To be done
The lines to print start at the one containing "What matplotlib code" and end at the one containing "from matplotlib.ticker import MultipleLocator"; print them exactly, ends included, and only them.

Supplied data
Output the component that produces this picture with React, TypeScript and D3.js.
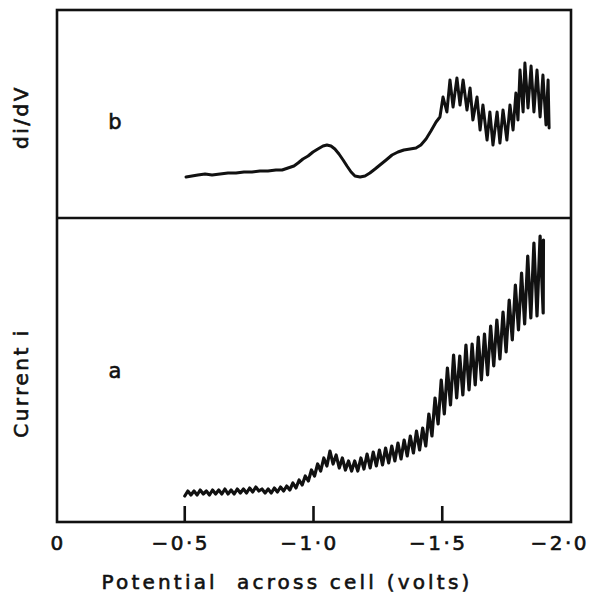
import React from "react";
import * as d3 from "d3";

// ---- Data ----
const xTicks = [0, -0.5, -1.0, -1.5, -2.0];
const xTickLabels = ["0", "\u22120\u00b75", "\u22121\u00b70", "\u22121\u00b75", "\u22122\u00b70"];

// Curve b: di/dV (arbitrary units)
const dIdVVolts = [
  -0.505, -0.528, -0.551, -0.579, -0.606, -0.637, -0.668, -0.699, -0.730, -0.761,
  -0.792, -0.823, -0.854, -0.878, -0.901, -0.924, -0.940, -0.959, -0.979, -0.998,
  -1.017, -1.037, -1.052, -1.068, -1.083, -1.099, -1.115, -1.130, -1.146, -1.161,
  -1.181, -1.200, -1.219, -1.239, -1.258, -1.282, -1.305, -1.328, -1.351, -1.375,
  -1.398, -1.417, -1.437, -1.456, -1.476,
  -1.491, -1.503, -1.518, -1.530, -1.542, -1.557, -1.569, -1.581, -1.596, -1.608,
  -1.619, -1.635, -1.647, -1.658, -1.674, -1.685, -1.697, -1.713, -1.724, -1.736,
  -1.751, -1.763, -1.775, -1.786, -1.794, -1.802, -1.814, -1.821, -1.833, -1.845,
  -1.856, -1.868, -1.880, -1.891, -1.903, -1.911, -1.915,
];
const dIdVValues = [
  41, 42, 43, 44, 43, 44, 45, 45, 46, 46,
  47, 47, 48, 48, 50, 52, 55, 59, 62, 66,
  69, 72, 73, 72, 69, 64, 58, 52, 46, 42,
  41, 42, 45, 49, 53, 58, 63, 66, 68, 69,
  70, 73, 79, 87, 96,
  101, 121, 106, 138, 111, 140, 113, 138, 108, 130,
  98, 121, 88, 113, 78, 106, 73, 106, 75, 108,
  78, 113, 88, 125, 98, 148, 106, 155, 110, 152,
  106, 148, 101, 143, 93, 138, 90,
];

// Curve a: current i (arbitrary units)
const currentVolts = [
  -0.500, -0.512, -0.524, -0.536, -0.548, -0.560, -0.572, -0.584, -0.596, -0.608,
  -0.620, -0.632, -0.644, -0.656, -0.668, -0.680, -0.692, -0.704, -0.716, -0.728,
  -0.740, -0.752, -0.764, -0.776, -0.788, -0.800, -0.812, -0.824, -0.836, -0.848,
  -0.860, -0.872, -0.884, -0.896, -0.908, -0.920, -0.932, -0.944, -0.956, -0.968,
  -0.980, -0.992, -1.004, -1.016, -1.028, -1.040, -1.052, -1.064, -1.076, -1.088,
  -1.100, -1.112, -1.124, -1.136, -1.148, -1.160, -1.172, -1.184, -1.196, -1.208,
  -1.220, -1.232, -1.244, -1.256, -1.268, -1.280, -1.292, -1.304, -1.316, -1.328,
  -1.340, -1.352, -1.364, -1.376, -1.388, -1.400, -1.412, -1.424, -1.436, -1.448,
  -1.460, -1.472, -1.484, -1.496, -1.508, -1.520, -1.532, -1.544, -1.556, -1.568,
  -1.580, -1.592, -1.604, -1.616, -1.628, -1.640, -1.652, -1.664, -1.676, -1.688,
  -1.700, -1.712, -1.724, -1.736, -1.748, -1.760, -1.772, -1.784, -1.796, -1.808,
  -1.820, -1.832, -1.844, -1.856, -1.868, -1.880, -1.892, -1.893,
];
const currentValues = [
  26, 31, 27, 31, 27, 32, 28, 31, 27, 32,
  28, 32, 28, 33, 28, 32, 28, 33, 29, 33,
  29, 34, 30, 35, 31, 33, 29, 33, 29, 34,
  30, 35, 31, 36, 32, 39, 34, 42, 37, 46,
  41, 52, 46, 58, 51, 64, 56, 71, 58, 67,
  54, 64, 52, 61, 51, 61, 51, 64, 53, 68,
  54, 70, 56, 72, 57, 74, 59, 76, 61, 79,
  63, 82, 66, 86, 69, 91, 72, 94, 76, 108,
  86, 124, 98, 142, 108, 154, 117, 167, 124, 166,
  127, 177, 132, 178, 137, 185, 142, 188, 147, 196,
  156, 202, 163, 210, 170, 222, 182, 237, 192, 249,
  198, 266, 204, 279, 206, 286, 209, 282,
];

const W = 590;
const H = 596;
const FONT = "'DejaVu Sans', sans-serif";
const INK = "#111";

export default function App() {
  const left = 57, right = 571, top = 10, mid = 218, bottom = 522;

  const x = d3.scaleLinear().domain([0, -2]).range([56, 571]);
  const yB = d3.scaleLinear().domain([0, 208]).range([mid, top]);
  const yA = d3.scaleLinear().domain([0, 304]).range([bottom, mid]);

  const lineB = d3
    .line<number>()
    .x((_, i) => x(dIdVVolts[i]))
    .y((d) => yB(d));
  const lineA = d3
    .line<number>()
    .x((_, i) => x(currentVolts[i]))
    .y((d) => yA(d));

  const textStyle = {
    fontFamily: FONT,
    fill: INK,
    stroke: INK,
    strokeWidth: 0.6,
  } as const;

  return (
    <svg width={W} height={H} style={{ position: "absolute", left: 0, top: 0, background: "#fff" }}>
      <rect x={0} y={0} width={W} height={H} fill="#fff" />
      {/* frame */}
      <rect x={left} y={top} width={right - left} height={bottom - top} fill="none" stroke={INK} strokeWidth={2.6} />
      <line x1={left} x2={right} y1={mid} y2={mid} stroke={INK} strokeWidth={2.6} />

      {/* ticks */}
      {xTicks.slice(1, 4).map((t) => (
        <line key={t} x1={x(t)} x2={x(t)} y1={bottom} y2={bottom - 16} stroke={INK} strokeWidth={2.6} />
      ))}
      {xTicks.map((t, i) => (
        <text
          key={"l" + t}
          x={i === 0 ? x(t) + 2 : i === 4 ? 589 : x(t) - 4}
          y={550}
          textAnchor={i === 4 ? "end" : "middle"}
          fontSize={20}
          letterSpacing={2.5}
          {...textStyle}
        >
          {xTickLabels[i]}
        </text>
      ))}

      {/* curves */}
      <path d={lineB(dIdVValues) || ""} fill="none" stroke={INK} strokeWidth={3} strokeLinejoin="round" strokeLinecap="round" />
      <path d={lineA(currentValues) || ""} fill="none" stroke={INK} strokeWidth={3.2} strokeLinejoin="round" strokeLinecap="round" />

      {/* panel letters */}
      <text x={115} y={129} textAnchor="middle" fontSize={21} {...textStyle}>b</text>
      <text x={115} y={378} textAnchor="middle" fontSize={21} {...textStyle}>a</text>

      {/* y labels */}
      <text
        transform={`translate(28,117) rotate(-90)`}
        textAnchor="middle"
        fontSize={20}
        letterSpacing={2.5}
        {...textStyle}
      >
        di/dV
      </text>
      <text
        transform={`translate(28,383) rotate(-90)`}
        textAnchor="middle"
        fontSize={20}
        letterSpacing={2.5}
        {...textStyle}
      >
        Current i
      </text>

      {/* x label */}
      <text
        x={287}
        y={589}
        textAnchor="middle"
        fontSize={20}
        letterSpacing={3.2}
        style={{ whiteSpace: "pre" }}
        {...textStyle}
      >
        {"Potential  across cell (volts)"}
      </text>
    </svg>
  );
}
...
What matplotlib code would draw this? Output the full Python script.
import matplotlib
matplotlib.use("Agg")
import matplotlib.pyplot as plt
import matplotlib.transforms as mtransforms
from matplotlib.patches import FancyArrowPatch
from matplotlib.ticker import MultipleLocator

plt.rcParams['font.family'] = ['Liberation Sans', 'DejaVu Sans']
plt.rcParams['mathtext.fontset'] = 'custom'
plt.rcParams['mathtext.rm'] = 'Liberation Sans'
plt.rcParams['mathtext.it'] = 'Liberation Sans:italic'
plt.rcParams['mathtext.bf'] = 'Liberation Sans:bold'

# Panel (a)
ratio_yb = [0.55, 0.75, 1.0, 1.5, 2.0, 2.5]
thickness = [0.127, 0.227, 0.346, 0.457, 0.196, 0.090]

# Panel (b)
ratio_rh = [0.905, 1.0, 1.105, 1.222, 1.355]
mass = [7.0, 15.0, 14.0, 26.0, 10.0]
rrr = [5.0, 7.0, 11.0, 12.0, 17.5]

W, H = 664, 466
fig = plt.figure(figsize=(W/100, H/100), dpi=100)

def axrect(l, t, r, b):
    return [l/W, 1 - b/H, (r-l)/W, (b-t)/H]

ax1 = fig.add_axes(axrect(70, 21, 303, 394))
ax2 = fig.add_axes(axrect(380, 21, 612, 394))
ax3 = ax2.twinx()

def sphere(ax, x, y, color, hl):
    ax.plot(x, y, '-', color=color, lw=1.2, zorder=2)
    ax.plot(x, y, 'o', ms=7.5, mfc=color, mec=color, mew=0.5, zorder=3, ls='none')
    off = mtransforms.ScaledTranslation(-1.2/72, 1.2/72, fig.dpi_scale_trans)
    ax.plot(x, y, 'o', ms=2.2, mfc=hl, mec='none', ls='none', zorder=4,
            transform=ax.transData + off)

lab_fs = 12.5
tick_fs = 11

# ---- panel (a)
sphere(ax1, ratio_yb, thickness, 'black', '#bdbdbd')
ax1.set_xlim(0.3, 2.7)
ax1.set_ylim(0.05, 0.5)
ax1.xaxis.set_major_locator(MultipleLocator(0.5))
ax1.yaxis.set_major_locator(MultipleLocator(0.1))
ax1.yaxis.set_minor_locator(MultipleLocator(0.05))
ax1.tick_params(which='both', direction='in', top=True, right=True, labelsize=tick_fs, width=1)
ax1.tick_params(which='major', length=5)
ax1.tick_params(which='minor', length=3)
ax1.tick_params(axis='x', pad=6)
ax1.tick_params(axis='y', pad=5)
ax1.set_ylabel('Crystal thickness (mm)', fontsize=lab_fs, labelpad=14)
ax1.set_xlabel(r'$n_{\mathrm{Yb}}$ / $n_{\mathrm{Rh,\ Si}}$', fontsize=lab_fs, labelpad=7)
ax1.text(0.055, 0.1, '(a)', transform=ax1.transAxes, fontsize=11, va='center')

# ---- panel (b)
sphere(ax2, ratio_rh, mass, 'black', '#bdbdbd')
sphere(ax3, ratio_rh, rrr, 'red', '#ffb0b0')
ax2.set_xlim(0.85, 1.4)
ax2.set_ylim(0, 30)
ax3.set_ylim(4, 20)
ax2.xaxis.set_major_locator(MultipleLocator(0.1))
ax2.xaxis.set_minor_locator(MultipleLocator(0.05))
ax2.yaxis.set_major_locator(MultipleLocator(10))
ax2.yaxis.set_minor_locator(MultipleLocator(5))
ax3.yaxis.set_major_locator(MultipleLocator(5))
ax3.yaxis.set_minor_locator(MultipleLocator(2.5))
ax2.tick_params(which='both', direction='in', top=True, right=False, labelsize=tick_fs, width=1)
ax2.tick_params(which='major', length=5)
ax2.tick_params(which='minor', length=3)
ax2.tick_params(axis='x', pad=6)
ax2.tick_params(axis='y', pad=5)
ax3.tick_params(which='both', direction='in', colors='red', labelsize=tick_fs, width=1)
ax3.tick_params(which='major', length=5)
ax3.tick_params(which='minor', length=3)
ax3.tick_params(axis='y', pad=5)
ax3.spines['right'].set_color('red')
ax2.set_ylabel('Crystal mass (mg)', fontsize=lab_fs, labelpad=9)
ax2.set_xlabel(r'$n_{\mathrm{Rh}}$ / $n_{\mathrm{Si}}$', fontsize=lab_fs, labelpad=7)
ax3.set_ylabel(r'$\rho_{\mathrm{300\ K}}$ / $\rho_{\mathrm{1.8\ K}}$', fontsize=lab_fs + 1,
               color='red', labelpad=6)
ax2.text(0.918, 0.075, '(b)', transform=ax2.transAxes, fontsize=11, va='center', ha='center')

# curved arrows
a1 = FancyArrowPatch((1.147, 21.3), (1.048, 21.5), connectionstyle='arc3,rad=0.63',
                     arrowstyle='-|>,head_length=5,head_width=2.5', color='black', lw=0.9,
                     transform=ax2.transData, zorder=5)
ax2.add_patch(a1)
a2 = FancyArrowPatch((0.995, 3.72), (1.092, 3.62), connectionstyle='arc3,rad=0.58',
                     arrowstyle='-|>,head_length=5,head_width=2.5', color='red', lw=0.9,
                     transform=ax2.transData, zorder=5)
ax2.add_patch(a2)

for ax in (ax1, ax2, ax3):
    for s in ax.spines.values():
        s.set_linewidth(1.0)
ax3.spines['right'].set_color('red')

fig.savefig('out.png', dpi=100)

Solution for this task
What matplotlib code would draw this? Output the full Python script.
import matplotlib
matplotlib.use("Agg")
import matplotlib.pyplot as plt
import matplotlib.transforms as mtransforms
from matplotlib.patches import FancyArrowPatch
from matplotlib.ticker import MultipleLocator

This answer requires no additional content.